I see I wrote "squeue" in the commit message about simplifying exec.Cmd usage, but "sbatch" was the thing I actually fixed. So... did you also really mean "sbatch" here?
- 10704 (sbatch loops too fast) → ae5eb12 10704: Rate-limit startup attempts per container.
IIRC the Go "Ticker" sends a heartbeat every N seconds so for N=10 and it takes 9 seconds to do something, you'll only get 1 second of sleep before getting another tick. So squeue could still get called twice in < PollPeriod. Suggest MinRetryPeriod should have the same default as PollPeriod, instead of being disabled by default.
MinRetryPeriod only affects how soon a container will be resubmitted with sbatch after disappearing from the slurm queue, and doesn't use a ticker.
I don't think it's a problem for squeue to be called twice in < PollPeriod -- are you seeing something I'm not?

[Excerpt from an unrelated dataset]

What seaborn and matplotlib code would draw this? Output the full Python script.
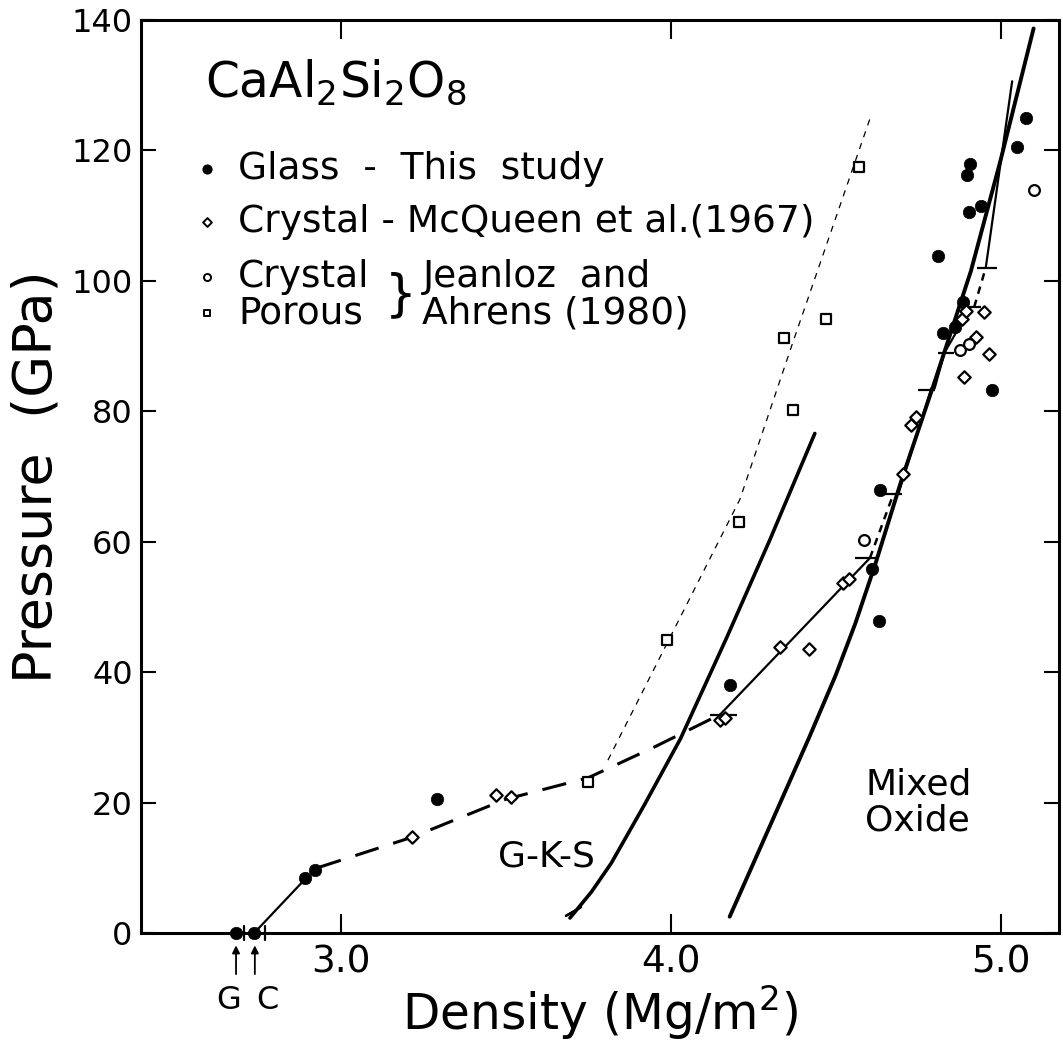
import numpy as np
import pandas as pd
import matplotlib
matplotlib.use("Agg")
import matplotlib.pyplot as plt
import seaborn as sns

# ---------------- data ----------------
glass_x = [2.683, 2.738, 2.893, 2.922, 3.291, 4.179, 4.609, 4.632, 4.634, 4.811,
           4.824, 4.861, 4.887, 4.897, 4.905, 4.907, 4.942, 4.973, 5.050, 5.077]
glass_p = [0.0, 0.0, 8.4, 9.6, 20.5, 38.1, 55.8, 47.8, 67.9, 103.8,
           92.0, 92.9, 96.7, 116.2, 110.6, 117.9, 111.5, 83.2, 120.6, 125.0]

mcq_x = [3.217, 3.472, 3.517, 4.149, 4.165, 4.333, 4.419, 4.523, 4.541, 4.705,
         4.728, 4.743, 4.884, 4.894, 4.950, 4.924, 4.964, 4.890]
mcq_p = [14.7, 21.1, 20.9, 32.7, 32.9, 43.8, 43.6, 53.7, 54.3, 70.4,
         77.9, 79.1, 94.2, 95.4, 95.3, 91.4, 88.8, 85.2]

ja_cryst_x = [4.587, 4.877, 4.905, 5.102]
ja_cryst_p = [60.3, 89.4, 90.3, 113.9]

porous_x = [3.749, 3.990, 4.208, 4.343, 4.372, 4.471, 4.570]
porous_p = [23.2, 45.0, 63.0, 91.2, 80.2, 94.1, 117.5]

# fitted / model curves
gks_x = [3.695, 3.76, 3.82, 3.92, 4.03, 4.17, 4.30, 4.437]
gks_p = [2.3, 6.3, 10.7, 19.6, 29.8, 45.3, 60.2, 76.6]

mixed_x = [4.179, 4.30, 4.42, 4.50, 4.56, 4.62, 4.70, 4.80, 4.91, 5.00, 5.10]
mixed_p = [2.5, 16.3, 30.0, 39.5, 47.5, 56.5, 69.5, 84.5, 101.5, 118.5, 138.7]

porous_line_x = [3.81, 4.04, 4.21, 4.37, 4.607]
porous_line_p = [26.5, 49.5, 66.5, 90.5, 125.3]

# crystal Hugoniot pieces
cr_low_x = [2.738, 2.893]
cr_low_p = [0.0, 8.3]
cr_dash_x = [2.93, 3.217, 3.50, 3.75, 3.95, 4.15]
cr_dash_p = [10.0, 14.7, 20.5, 23.8, 28.5, 33.5]
cr_solid_segments = [([4.15, 4.604], [33.5, 57.5]),
                     ([4.69, 4.79], [67.3, 83.5]),
                     ([4.80, 4.83], [83.5, 89.0]),
                     ([4.83, 4.91], [89.0, 96.0]),
                     ([4.955, 5.035], [102.0, 130.6])]
cr_dashed_segments = [([4.604, 4.675], [57.5, 67.3]),
                      ([4.92, 4.955], [96.0, 102.0])]
bar_p = [33.5, 57.5, 67.3, 83.3, 89.0, 96.0, 102.0]
bar_x0 = [4.12, 4.56, 4.65, 4.75, 4.81, 4.88, 4.93]
bar_x1 = [4.20, 4.63, 4.70, 4.80, 4.86, 4.94, 4.99]

# G and C reference densities
gc_x = [2.683, 2.740]
gc_labels = ["G", "C"]
gc_mark_x = [2.708, 2.771]

xticks = [3.0, 4.0, 5.0]
xtick_labels = ["3.0", "4.0", "5.0"]
yticks = [0, 20, 40, 60, 80, 100, 120, 140]

legend_labels = ["Glass  -  This  study", "Crystal - McQueen et al.(1967)",
                 "Crystal", "Porous"]

# ---------------- style ----------------
sns.set_theme(style="ticks")
plt.rcParams["font.family"] = ["DejaVu Sans"]
plt.rcParams["mathtext.default"] = "regular"
plt.rcParams["text.color"] = "black"
plt.rcParams["axes.labelcolor"] = "black"
plt.rcParams["xtick.color"] = "black"
plt.rcParams["ytick.color"] = "black"

fig = plt.figure(figsize=(10.63, 10.45), dpi=100)
ax = fig.add_axes([141 / 1063, 1 - 933 / 1045, (1059 - 141) / 1063, (933 - 20) / 1045])

K = "black"

# lines
sns.lineplot(x=gks_x, y=gks_p, sort=False, estimator=None, color=K, lw=2.6, ax=ax)
sns.lineplot(x=mixed_x, y=mixed_p, sort=False, estimator=None, color=K, lw=2.8, ax=ax)
sns.lineplot(x=porous_line_x, y=porous_line_p, sort=False, estimator=None, color=K,
             lw=0.9, linestyle=(0, (5, 5)), ax=ax)
sns.lineplot(x=cr_low_x, y=cr_low_p, sort=False, estimator=None, color=K, lw=1.6, ax=ax)
sns.lineplot(x=cr_dash_x, y=cr_dash_p, sort=False, estimator=None, color=K, lw=2.2,
             linestyle=(0, (8, 5)), ax=ax)
for sx, sp in cr_solid_segments:
    sns.lineplot(x=sx, y=sp, sort=False, estimator=None, color=K, lw=1.6, ax=ax)
for sx, sp in cr_dashed_segments:
    sns.lineplot(x=sx, y=sp, sort=False, estimator=None, color=K, lw=1.8,
                 linestyle=(0, (3, 2.5)), ax=ax)
ax.hlines(bar_p, bar_x0, bar_x1, colors=K, lw=1.6)

# cross mark at the foot of G-K-S
ax.scatter([gks_x[0] + 0.008], [gks_p[0] + 1.0], marker=(2, 2, -60), s=160,
           color=K, linewidths=1.6, zorder=4)

# data points
sns.scatterplot(x=glass_x, y=glass_p, marker="o", s=80, color=K, edgecolor=K,
                linewidth=0.5, ax=ax, zorder=5, clip_on=False)
sns.scatterplot(x=mcq_x, y=mcq_p, marker="D", s=40, color="white", edgecolor=K,
                linewidth=1.6, ax=ax, zorder=5)
sns.scatterplot(x=ja_cryst_x, y=ja_cryst_p, marker="o", s=60, color="white",
                edgecolor=K, linewidth=1.6, ax=ax, zorder=5)
sns.scatterplot(x=porous_x, y=porous_p, marker="s", s=55, color="white",
                edgecolor=K, linewidth=1.6, ax=ax, zorder=5)

# G / C marks on axis and arrows
for mx in gc_mark_x:
    ax.plot([mx, mx], [-1.1, 1.1], color=K, lw=1.6, clip_on=False, zorder=6)
for gx in gc_x:
    ax.annotate("", xy=(gx, -1.9), xytext=(gx, -6.3),
                arrowprops=dict(arrowstyle="-|>", lw=1.3, color=K, mutation_scale=11,
                                shrinkA=0, shrinkB=0),
                annotation_clip=False)
ax.text(2.662, -10.3, gc_labels[0], ha="center", va="center", fontsize=23, clip_on=False)
ax.text(2.777, -10.3, gc_labels[1], ha="center", va="center", fontsize=23, clip_on=False)

# axes styling
ax.set_xlim(2.395, 5.177)
ax.set_ylim(0, 140)
ax.set_xticks(xticks)
ax.set_xticklabels(xtick_labels)
ax.set_yticks(yticks)
ax.tick_params(axis="x", direction="in", length=14, width=1.5, top=True,
               labelsize=27, pad=8, colors=K)
ax.tick_params(axis="y", direction="in", length=11, width=1.5, right=True,
               labelsize=23, pad=6, colors=K)
for sp in ax.spines.values():
    sp.set_linewidth(2.2)
    sp.set_color(K)
    sp.set_visible(True)
ax.set_xlabel("Density (Mg/m$^2$)", fontsize=35, labelpad=2)
ax.set_ylabel("Pressure  (GPa)", fontsize=39, labelpad=6)
ax.grid(False)
ax.set_facecolor("white")

# annotations
ax.text(2.588, 130.4, "CaAl$_2$Si$_2$O$_8$", fontsize=35, ha="left", va="center")
ax.text(3.625, 11.7, "G-K-S", fontsize=26, ha="center", va="center")
ax.text(4.59, 20.0, "Mixed\nOxide", fontsize=26, ha="left", va="center", linespacing=1.05)

# hand-drawn style legend
leg_x = 2.596
txt_x = 2.69
rows_p = [117.2, 109.0, 100.6, 95.0]
ax.scatter([leg_x], [rows_p[0]], marker="o", s=40, color=K, zorder=6)
ax.scatter([leg_x], [rows_p[1]], marker="D", s=20, facecolor="white", edgecolor=K,
           linewidths=1.4, zorder=6)
ax.scatter([leg_x], [rows_p[2]], marker="o", s=26, facecolor="white", edgecolor=K,
           linewidths=1.4, zorder=6)
ax.scatter([leg_x], [rows_p[3]], marker="s", s=24, facecolor="white", edgecolor=K,
           linewidths=1.4, zorder=6)
for p, lab in zip(rows_p, legend_labels):
    ax.text(txt_x, p, lab, fontsize=27, ha="left", va="center")
ax.text(3.135, 97.8, "}", fontsize=36, ha="left", va="center")
ax.text(3.248, rows_p[2], "Jeanloz  and", fontsize=27, ha="left", va="center")
ax.text(3.248, rows_p[3], "Ahrens (1980)", fontsize=27, ha="left", va="center")

fig.savefig("out.png", dpi=100, facecolor="white")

I do see squeue.go could use some of the same exec.Cmd simplifying treatment noted above, though. I'll do that. (I don't see an FD leak there either, unfortunately.)
683f537 → this is just an argument of code style. In the pursuit of reducing indentation, the conditional has been transformed from "do this if X is true" to "don't do this if X is not true" which is much harder to reason about. Maybe at least clarify it with comments?
Fair point. Backed this out half way -- now it's "if A && (B || C)" instead of two nested ifs.
Updated by Tom Clegg almost 8 years ago
Refactored the squeue stuff, (I think) it's much simpler now.
I didn't see any leaking FDs in the old code, but I figure it can't hurt to get rid of all the pipes and stuff.
10700-dispatch @ a19ffad966b25b3869e666f749f7c6da187bef68
Updated by Peter Amstutz almost 8 years ago
Tom Clegg wrote:
Peter Amstutz wrote:
This seems to be the primary bug. This seems to explain the flip-flopping between monitored / unmonitored and the resulting pile up of redundant squeue invocations which is consistent with my initial analysis.
I don't remember seeing anything about redundant invocations. Is this written down somewhere? AFAICT the squeue goroutine can't run more than one squeue at a time.
I see I wrote "squeue" in the commit message about simplifying exec.Cmd usage, but "sbatch" was the thing I actually fixed. So... did you also really mean "sbatch" here?
Yes, I meant sbatch. I have to review the logs, but I believe it was getting into a situation of running overlapping sbatch commands for the same container. Which would explain the FD leak if there was a bunch of stuck goroutines with pipes open.
- 10704 (sbatch loops too fast) → ae5eb12 10704: Rate-limit startup attempts per container.
IIRC the Go "Ticker" sends a heartbeat every N seconds so for N=10 and it takes 9 seconds to do something, you'll only get 1 second of sleep before getting another tick. So squeue could still get called twice in < PollPeriod. Suggest MinRetryPeriod should have the same default as PollPeriod, instead of being disabled by default.
MinRetryPeriod only affects how soon a container will be resubmitted with sbatch after disappearing from the slurm queue, and doesn't use a ticker.
Same confusion, I meant sbatch. I meant that if the intended default behavior is to rate-limit sbatch invocations to at least PollPeriod, with throttling disabled the actual time between two invocations could be less than PollPeriod because it could be run at the end of the previous period and again at the start of the next period. Setting throttle == PollPeriod (instead of 0) ensures that PollPeriod is the floor instead of the ceiling.
Rest LGTM.
Updated by Tom Clegg almost 8 years ago
Peter Amstutz wrote:
Yes, I meant sbatch. I have to review the logs, but I believe it was getting into a situation of running overlapping sbatch commands for the same container. Which would explain the FD leak if there was a bunch of stuck goroutines with pipes open.
OK. I looked into this on #10701. I didn't find that sbatch was getting stuck. It was possible for monitorSubmitOrCancel() to return before it even had a chance to check the slurm queue, though.
MinRetryPeriod only affects how soon a container will be resubmitted with sbatch after disappearing from the slurm queue, and doesn't use a ticker.
Same confusion, I meant sbatch. I meant that if the intended default behavior is to rate-limit sbatch invocations to at least PollPeriod, with throttling disabled the actual time between two invocations could be less than PollPeriod because it could be run at the end of the previous period and again at the start of the next period. Setting throttle == PollPeriod (instead of 0) ensures that PollPeriod is the floor instead of the ceiling.
Ah.
The intended default behavior is merely to behave correctly, i.e., avoid overlapping sbatch calls. In the default case, MinRetryPeriod is 0 and there is no effort (or need, afaik) to enforce a minimum time between two consecutive attempts. PollPeriod just establishes a minimum average time between attempts.
If you do want a minimum interval between sbatch attempts, you can use MinRetryPeriod.
Updated by Tom Clegg almost 8 years ago
- Status changed from In Progress to Resolved
Applied in changeset arvados|commit:c3d4f8a585202ec58df5506934b698039c200b68.